冴える曲技 シルク・ドゥ・ソレイユ

超人的な演技と高い芸術性で観客を楽しませた公演のフィナーレ

世界的サーカス集団シルク・ドゥ・ソレイユの東京公演会場

 日本か米国か。野球の世界一が決まる3月22日は、世界的なサーカス集団「シルク・ドゥ・ソレイユ」東京公演(2月8日~6月4日)を観覧する日でもあった。

 

 サーカスは午前11時30分開演。野球が二回、今永がソロ本塁打を浴び、米国に先制されたところで家を出なければならなかった。

 

 観覧は昨年、東京都内に住む娘に声をかけられ、私たち夫婦と娘夫婦が一緒に行くことで日にちを決めた。観覧前日は開催地最寄りの東京テレポート駅での待ち合わせを詰めた。

 

 初めて降り立った東京テレポート駅から会場のお台場ビッグトップへ至る風景は、まるで未来都市。一面コンクリートで固められた広場の遠くに、超高層ビルの上部がいくつものぞいていた。

 

 人の群れの流れにしたがって歩みを進めると、若い樹木や足下に花盛りのチューリップを配した庭園の趣が現れる。

 

 開場は予定の10時30分がやや遅れたが、開演は定刻通り。30分の休憩を含め約2時間10分の公演だった。

 

 公演のタイトル「アレグリア」はスペイン語で「喜び」や「歓喜」の意味という。王を失った国が保守層と若い世代の争いの末、若者たちが自分の国に光と調和をもたらすというストーリーが、超絶技巧のアクロバットとコミカルな寸劇、生の歌などで表現される。

 

 回転やひねりを加えて飛び移る、スケールの大きい空中ブランコ。

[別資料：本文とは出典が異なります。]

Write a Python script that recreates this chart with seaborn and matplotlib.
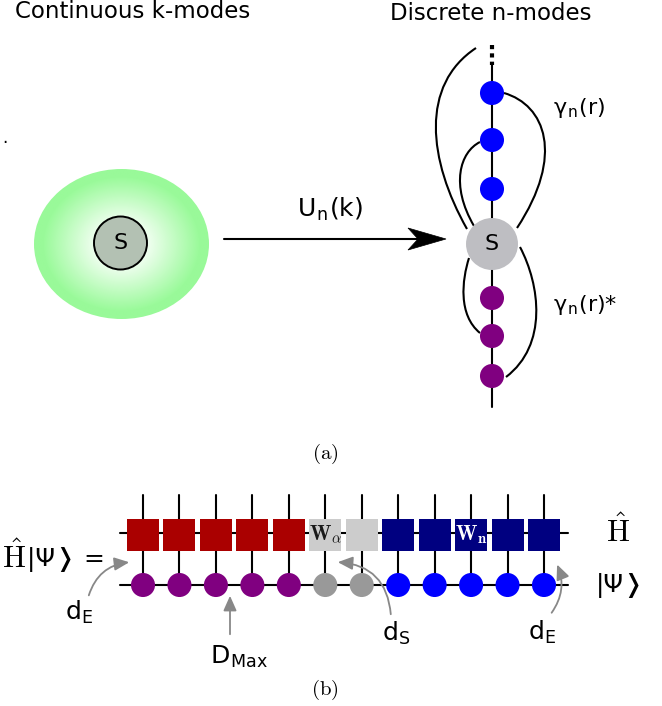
import numpy as np
import pandas as pd
import matplotlib
matplotlib.use("Agg")
import matplotlib.pyplot as plt
import seaborn as sns
from matplotlib.patches import Ellipse, Circle, Rectangle, Polygon, FancyArrowPatch, PathPatch
from matplotlib.path import Path

# ---------------------------------------------------------------------------
# data
# ---------------------------------------------------------------------------
chain_kind = ["blue", "blue", "blue", "S", "purple", "purple", "purple"]
chain_y = [93, 140, 189, 244, 298, 336, 376]

site_kind = ["env_l"] * 5 + ["sys"] * 2 + ["env_r"] * 5
op_labels = ["", "", "", "", "", r"$\mathbf{W_\alpha}$", "", "", "", r"$\mathbf{W_n}$", "", ""]

node_colors = {"blue": "#0000ff", "purple": "#800080", "S": "#bebec2",
               "env_l": "#800080", "sys": "#999999", "env_r": "#0000ff"}
op_colors = {"env_l": "#aa0000", "sys": "#cccccc", "env_r": "#000080"}

sns.set_theme(style="white")
plt.rcParams["font.family"] = ["DejaVu Sans"]
plt.rcParams["mathtext.fontset"] = "cm"
plt.rcParams["text.color"] = "black"

fig = plt.figure(figsize=(6.62, 7.06), dpi=100)
ax = fig.add_axes([0, 0, 1, 1])
ax.set_xlim(0, 662)
ax.set_ylim(706, 0)
ax.axis("off")

# ---------------------------------------------------------------------------
# (a) continuous modes
# ---------------------------------------------------------------------------
ax.text(15, 12, "Continuous k-modes", fontsize=16.5, ha="left", va="center")
ax.text(491, 14, "Discrete n-modes", fontsize=16.5, ha="center", va="center")
ax.text(5, 138, ".", fontsize=12, ha="center", va="center")

cx, cy, ew, eh = 121.5, 244, 175, 150
xs = np.linspace(cx - ew / 2, cx + ew / 2, 300)
ys = np.linspace(cy - eh / 2, cy + eh / 2, 260)
X, Y = np.meshgrid(xs, ys)
r = np.sqrt(((X - cx) / (ew / 2)) ** 2 + ((Y - cy) / (eh / 2)) ** 2)
t = np.clip((r - 0.25) / 0.65, 0, 1)[..., None]
inner = np.array([0.97, 1.0, 0.97])
outer = np.array([0.60, 0.98, 0.60])
img = inner * (1 - t) + outer * t
im = ax.imshow(img, extent=(cx - ew / 2, cx + ew / 2, cy + eh / 2, cy - eh / 2),
               origin="upper", aspect="auto", zorder=1)
clip = Ellipse((cx, cy), ew, eh, transform=ax.transData, facecolor="none", edgecolor="none")
ax.add_patch(clip)
im.set_clip_path(clip)
ax.set_xlim(0, 662)
ax.set_ylim(706, 0)

ax.add_patch(Circle((cx - 1, 243), 26.5, facecolor="#b3c1b3", edgecolor="black", lw=1.4, zorder=3))
ax.text(cx - 1, 243, "S", fontsize=16, ha="center", va="center", zorder=4)

# mapping arrow
ax.plot([224, 420], [239, 239], color="black", lw=1.5, zorder=2)
ax.add_patch(Polygon([(446, 239), (408, 228), (418, 239), (408, 250)],
                     closed=True, facecolor="black", edgecolor="black", lw=0.5, zorder=3))
ax.text(330, 209, r"U$_\mathregular{n}$(k)", fontsize=18, ha="center", va="center")

# chain
chain_x = 492
ax.plot([chain_x, chain_x], [65, 407], color="black", lw=1.5, zorder=2)
ax.plot([chain_x, chain_x], [45, 65], color="black", lw=3, ls=(0, (1, 1)), zorder=2)

chain_df = pd.DataFrame({"x": [chain_x] * len(chain_y), "y": chain_y, "kind": chain_kind,
                         "size": [1400 if k == "S" else 300 for k in chain_kind]})
sns.scatterplot(data=chain_df, x="x", y="y", hue="kind", palette=node_colors, size="size",
                sizes=(300, 1400), linewidth=0, legend=False, ax=ax, zorder=4)
ax.text(chain_x, 244, "S", fontsize=16, ha="center", va="center", zorder=5)

curves = [
    [(476, 48), (420, 85), (428, 160), (467, 229)],
    [(480, 142), (460, 152), (450, 185), (474, 226)],
    [(504, 93), (545, 105), (565, 155), (517, 228)],
    [(469, 258), (462, 280), (458, 315), (480, 333)],
    [(520, 247), (540, 285), (548, 345), (506, 377)],
]
for pts in curves:
    path = Path(pts, [Path.MOVETO, Path.CURVE4, Path.CURVE4, Path.CURVE4])
    ax.add_patch(PathPatch(path, facecolor="none", edgecolor="black", lw=1.5, zorder=3))

ax.text(553, 108, r"γ$_\mathregular{n}$(r)", fontsize=16, ha="left", va="center")
ax.text(553, 305, r"γ$_\mathregular{n}$(r)*", fontsize=16, ha="left", va="center")
ax.text(325, 454, r"$\mathrm{(a)}$", fontsize=15, ha="center", va="center")

# ---------------------------------------------------------------------------
# (b) tensor network
# ---------------------------------------------------------------------------
site_x = np.linspace(143, 544, len(site_kind))
op_y, mps_y, top_y, sq = 535, 585, 495, 32

ax.plot([120, 568], [op_y - 2, op_y - 2], color="black", lw=1.5, zorder=2)
ax.plot([120, 568], [mps_y, mps_y], color="black", lw=1.5, zorder=2)
for x, kind, lab in zip(site_x, site_kind, op_labels):
    ax.plot([x, x], [top_y, mps_y], color="black", lw=1.5, zorder=2)
    ax.add_patch(Rectangle((x - sq / 2, op_y - sq / 2), sq, sq, facecolor=op_colors[kind],
                           edgecolor="none", zorder=3))
    if lab:
        ax.text(x, op_y, lab, fontsize=15, ha="center", va="center", zorder=4,
                color="white" if kind == "env_r" else "#1a1a1a")

mps_df = pd.DataFrame({"x": site_x, "y": [mps_y] * len(site_x), "kind": site_kind})
sns.scatterplot(data=mps_df, x="x", y="y", hue="kind", palette=node_colors, s=300,
                linewidth=0, legend=False, ax=ax, zorder=4)

ax.text(618, 531, r"$\hat{\mathrm{H}}$", fontsize=22, ha="center", va="center")
ax.text(620, 585, "|Ψ❭", fontsize=18, ha="center", va="center")
ax.text(2, 557, r"$\hat{\mathrm{H}}$", fontsize=22, ha="left", va="center")
ax.text(27, 560, "|Ψ❭ =", fontsize=18, ha="left", va="center")

ax.text(65, 612, r"d$_\mathregular{E}$", fontsize=18, ha="left", va="center")
ax.text(210, 657, r"D$_\mathregular{Max}$", fontsize=18, ha="left", va="center")
ax.text(382, 633, r"d$_\mathregular{S}$", fontsize=18, ha="left", va="center")
ax.text(528, 632, r"d$_\mathregular{E}$", fontsize=18, ha="left", va="center")

arrow_kw = dict(arrowstyle="-|>,head_length=9,head_width=4", color="#888888", lw=1.3,
                mutation_scale=1, zorder=5)
ax.add_patch(FancyArrowPatch((88, 598), (132, 562), connectionstyle="arc3,rad=-0.35", **arrow_kw))
ax.add_patch(FancyArrowPatch((230, 637), (230, 593), **arrow_kw))
ax.add_patch(FancyArrowPatch((391, 617), (335, 562), connectionstyle="arc3,rad=0.45", **arrow_kw))
ax.add_patch(FancyArrowPatch((550, 615), (556, 562), connectionstyle="arc3,rad=0.3", **arrow_kw))

ax.text(325, 690, r"$\mathrm{(b)}$", fontsize=15, ha="center", va="center")

fig.savefig("out.png", dpi=100)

両端に火をつけたファイアナイフを自在に操りながらのダンス。全身を使ってたくさんのフープを回転させ体を隠してしまうフラフープーー。息を殺して見入ってしまう。

 

 超人的な演技といえば内村航平さんの鉄棒を思い出すが、見ていてハラハラする気持ちを抑えられなかった。シルク・ドゥ・ソレイユの演技は不思議と緊張感を誘わない。演者自身が楽しんでいるようにさえ見える。これが「プロの力」なのか。空中ブランコなど相手のある集団演技はなおさら難しいはずなのに…。

 

 休憩中に、娘が仕入れてきたワールド・ベースボール・クラシックWBC)で日本代表勝利の情報を聞いた。帰宅後、テレビのチャンネルを何度も替え、野球ドラマのダイジェストと歓喜の風景を楽しんだ。